Hidden Anchors in Multi-Agent LLM Deliberation

多智能体大模型审议中的“隐藏锚点”

Abstract: Multi-agent LLM deliberation, where agents exchange and revise answers over several rounds, is increasingly used to improve reasoning and accuracy, yet how and why it works is rarely modelled. Such deliberation mirrors how humans reach decisions. As social animals we are pulled both by the group, the herd effect that classical opinion-dynamics models such as DeGroot and Friedkin—Johnsen capture, and by our own internal belief, which they do not.

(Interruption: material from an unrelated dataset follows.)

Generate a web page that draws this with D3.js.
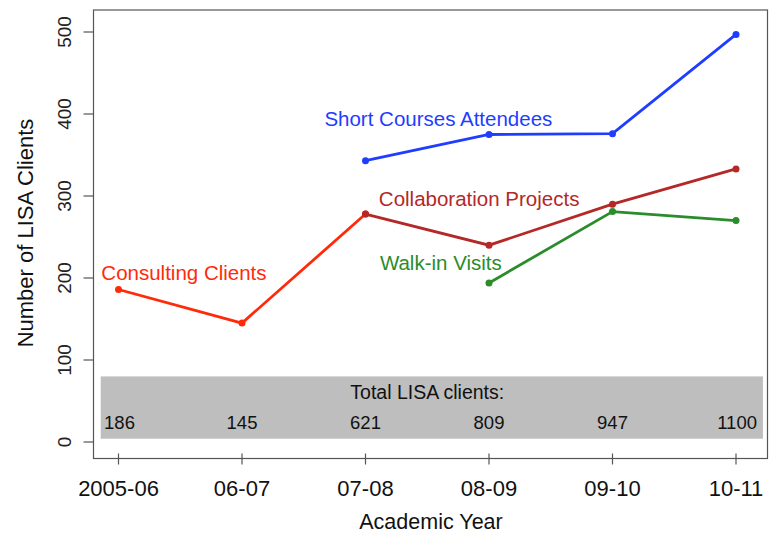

摘要： 多智能体大模型（LLM）审议是指智能体通过多轮交流和修正答案来提升推理能力和准确性的过程，这种方法正被日益广泛地应用，但其运作机制和原理却鲜有建模研究。这种审议过程反映了人类做出决策的方式。作为社会性动物，我们既受到群体的影响——即经典意见动力学模型（如 DeGroot 和 Friedkin-Johnsen 模型）所捕捉到的“羊群效应”，也受到自身内在信念的驱动，而后者在这些经典模型中并未得到体现。

We model multi-agent deliberation as a closed-loop dynamical system in which each agent carries a hidden internal belief, its anchor, that continually pulls its opinion regardless of its neighbours. We show this anchor can be recovered from the deliberation alone, and that it explains a behaviour classical consensus rules forbid: an agent’s confidence in the correct answer can climb past where any agent started, escaping the space (convexhull) formed by the initial beliefs.

我们将多智能体审议建模为一个闭环动力系统，其中每个智能体都持有一种隐藏的内在信念，即“锚点”（anchor）。无论邻居的意见如何，该锚点都会持续拉动智能体的观点。我们证明，仅通过审议过程本身即可恢复出这一锚点，并且它解释了经典共识规则所禁止的一种行为：智能体对正确答案的信心可以超过任何智能体初始的信心水平，从而跳出由初始信念所构成的空间（凸包）。

Checking whether the recovered anchor also predicts held-out runs (generalizes) gives a simple test for when a model is truly driven by such an anchor. Across three open-weight model families this is a spectrum, not all-or-nothing. All anchors’ influence are about equally strongly, but they differ in where the anchor sits, and only when it sits far from the initial opinions does deliberation escape the hull and need the full closed-loop model.

通过检查恢复出的锚点是否能预测未参与训练的运行结果（即泛化能力），我们可以简单地测试模型是否真正受到此类锚点的驱动。在三个开源权重模型家族的测试中，这呈现为一个连续谱系，而非非黑即白的二元状态。所有锚点的影响力大致相当，但它们的具体位置有所不同；只有当锚点远离初始观点时，审议过程才会跳出初始信念空间，此时才需要使用完整的闭环模型进行分析。